SUPPLIED RECORDS start

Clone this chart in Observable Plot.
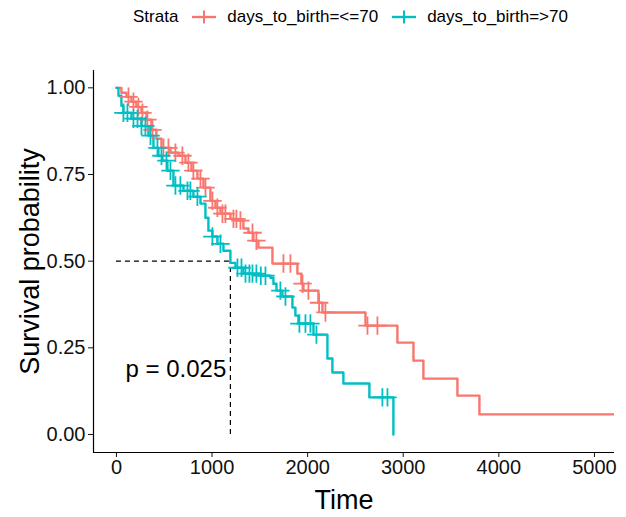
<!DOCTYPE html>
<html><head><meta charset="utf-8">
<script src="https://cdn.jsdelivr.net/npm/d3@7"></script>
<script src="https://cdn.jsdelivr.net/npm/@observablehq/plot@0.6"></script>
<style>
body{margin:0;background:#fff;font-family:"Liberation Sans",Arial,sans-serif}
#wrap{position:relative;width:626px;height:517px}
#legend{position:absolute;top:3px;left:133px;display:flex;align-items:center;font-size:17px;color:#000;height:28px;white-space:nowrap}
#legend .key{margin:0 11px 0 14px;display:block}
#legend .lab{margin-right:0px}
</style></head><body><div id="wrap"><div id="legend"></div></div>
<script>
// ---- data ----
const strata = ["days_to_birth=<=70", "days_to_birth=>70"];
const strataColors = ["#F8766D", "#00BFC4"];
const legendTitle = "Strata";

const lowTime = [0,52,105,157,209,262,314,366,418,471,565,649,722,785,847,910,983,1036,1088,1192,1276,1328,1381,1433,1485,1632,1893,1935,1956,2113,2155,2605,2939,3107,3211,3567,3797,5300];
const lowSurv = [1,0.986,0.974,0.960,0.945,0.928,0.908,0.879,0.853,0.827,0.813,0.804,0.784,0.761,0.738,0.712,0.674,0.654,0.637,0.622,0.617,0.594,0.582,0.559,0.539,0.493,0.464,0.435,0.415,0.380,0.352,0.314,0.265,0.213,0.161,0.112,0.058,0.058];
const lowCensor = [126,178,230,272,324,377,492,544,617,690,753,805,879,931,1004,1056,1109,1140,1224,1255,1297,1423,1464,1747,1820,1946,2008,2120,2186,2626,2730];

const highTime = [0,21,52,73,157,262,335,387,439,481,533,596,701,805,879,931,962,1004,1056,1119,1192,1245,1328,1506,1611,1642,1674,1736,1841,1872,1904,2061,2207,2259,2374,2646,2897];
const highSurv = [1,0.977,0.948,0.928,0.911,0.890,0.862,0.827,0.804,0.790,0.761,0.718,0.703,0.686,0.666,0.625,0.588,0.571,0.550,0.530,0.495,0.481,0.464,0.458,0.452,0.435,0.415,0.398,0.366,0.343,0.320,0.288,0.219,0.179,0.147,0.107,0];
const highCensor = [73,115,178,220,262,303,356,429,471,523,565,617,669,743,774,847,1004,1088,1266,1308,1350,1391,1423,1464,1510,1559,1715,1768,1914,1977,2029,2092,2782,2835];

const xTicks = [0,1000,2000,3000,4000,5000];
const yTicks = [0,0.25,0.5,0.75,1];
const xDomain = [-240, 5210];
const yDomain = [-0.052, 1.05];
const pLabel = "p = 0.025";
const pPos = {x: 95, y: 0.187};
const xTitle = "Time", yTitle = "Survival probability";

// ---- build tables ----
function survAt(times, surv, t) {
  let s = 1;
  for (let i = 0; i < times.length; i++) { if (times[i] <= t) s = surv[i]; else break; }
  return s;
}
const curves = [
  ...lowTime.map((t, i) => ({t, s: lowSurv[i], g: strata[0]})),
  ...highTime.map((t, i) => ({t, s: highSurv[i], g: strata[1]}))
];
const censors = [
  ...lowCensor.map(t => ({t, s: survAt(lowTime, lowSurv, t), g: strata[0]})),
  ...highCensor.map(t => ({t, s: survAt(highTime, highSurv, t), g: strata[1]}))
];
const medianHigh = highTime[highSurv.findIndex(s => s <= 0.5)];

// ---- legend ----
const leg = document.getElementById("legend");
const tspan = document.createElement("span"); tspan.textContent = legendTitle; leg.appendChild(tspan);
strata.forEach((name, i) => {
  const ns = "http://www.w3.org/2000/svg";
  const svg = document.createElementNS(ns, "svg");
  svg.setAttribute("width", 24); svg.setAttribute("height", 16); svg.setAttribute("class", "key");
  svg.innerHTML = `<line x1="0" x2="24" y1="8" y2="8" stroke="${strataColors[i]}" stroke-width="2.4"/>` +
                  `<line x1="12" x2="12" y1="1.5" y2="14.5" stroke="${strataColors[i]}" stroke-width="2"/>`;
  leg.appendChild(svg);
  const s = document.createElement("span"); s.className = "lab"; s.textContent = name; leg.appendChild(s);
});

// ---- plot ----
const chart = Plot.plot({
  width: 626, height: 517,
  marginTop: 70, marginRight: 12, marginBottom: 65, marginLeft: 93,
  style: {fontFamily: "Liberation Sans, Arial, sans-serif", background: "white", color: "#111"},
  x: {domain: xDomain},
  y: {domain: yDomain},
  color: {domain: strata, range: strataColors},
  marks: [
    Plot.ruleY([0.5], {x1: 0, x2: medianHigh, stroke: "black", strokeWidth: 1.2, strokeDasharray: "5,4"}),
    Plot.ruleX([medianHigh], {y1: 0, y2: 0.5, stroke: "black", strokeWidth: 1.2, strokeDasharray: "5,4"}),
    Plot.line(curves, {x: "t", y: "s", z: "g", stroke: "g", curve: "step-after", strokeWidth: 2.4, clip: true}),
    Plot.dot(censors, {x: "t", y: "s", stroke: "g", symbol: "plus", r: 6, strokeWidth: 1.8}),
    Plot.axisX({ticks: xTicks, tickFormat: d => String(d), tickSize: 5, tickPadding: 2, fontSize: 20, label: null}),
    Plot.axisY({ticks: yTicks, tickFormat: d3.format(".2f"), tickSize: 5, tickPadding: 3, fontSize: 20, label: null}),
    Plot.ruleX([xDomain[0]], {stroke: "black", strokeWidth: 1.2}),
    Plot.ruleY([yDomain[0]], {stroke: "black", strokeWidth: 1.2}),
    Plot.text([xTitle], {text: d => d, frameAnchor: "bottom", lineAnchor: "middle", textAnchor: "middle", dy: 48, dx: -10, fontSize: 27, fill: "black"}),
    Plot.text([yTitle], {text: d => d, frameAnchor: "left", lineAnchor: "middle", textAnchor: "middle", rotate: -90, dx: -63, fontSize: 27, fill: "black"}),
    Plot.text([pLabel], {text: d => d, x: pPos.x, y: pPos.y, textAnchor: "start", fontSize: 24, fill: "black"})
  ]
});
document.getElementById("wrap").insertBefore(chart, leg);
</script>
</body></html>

SUPPLIED RECORDS end
SUPPLIED RECORDS start

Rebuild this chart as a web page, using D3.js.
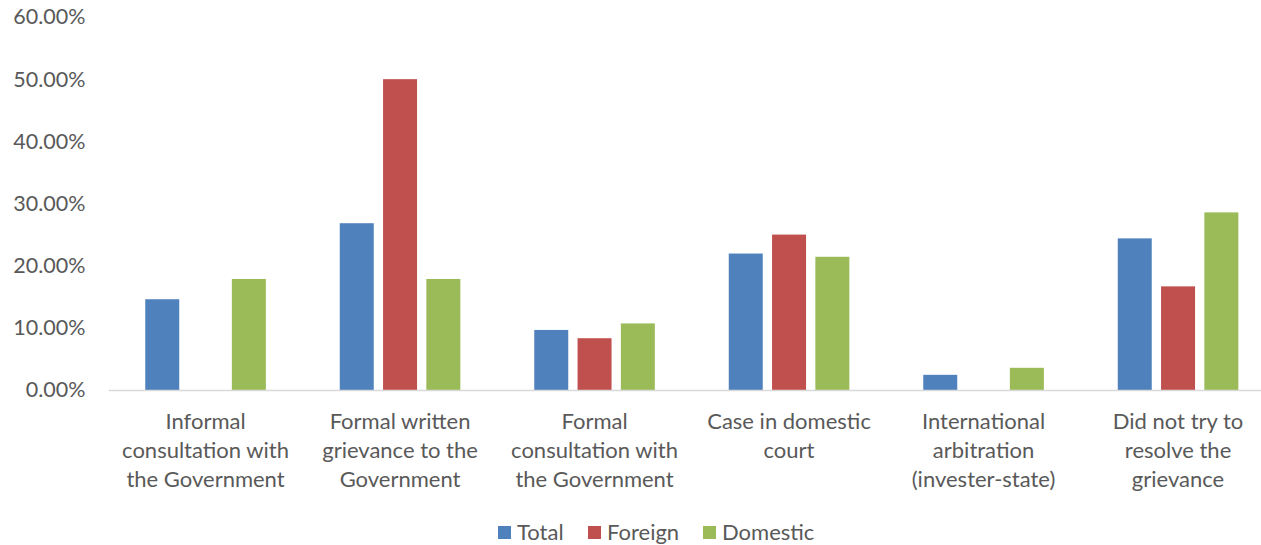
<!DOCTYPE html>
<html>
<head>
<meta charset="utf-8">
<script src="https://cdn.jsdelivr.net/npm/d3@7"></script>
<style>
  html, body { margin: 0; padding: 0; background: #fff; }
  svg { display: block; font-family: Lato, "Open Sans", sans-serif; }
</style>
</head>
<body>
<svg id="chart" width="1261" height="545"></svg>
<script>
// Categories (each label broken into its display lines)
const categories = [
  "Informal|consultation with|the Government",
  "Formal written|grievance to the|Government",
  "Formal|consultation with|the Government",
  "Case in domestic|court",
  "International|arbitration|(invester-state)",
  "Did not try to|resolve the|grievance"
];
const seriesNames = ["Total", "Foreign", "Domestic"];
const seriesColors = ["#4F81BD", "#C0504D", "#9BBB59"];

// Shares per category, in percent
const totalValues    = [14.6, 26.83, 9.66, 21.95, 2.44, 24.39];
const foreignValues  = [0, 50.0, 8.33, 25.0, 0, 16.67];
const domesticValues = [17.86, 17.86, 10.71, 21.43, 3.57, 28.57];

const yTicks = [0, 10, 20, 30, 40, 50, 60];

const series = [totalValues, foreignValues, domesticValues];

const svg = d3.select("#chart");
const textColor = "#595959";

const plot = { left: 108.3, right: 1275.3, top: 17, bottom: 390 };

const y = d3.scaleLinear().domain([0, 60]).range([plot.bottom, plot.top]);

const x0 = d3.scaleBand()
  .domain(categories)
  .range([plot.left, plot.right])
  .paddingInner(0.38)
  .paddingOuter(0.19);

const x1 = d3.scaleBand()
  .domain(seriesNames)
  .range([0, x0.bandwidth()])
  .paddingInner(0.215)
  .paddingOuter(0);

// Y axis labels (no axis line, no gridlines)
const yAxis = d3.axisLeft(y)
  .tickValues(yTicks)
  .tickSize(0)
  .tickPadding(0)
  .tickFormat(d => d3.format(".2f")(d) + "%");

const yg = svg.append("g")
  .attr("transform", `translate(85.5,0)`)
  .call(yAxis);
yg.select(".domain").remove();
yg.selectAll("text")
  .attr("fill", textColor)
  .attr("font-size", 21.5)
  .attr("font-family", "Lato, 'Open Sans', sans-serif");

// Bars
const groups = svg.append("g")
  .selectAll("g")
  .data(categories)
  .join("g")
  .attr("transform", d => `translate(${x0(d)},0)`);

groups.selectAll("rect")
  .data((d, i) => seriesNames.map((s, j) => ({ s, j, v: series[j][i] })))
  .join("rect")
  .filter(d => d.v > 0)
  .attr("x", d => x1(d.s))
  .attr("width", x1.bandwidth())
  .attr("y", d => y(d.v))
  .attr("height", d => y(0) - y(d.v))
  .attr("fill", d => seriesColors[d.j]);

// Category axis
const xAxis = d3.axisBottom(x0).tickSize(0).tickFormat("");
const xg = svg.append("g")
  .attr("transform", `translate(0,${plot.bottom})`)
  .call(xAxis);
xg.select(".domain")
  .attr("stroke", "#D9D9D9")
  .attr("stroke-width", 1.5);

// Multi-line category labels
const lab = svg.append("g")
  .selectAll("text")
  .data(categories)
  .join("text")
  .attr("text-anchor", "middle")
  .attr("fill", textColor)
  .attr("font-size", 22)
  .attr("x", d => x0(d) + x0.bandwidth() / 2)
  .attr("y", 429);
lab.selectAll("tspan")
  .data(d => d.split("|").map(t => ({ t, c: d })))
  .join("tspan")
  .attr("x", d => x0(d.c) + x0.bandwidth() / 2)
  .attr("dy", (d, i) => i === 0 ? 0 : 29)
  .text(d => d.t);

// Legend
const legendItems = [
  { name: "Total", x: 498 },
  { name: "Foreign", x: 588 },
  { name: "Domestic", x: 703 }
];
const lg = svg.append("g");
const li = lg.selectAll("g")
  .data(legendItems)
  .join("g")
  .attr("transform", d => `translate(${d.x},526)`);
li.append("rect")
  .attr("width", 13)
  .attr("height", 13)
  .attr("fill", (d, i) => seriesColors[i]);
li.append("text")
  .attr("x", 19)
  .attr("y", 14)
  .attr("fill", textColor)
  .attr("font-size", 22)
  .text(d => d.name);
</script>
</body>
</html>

SUPPLIED RECORDS end

Select the lines that carry the string "this" and copy them.

Clone this chart in Observable Plot.
Rebuild this chart as a web page, using D3.js.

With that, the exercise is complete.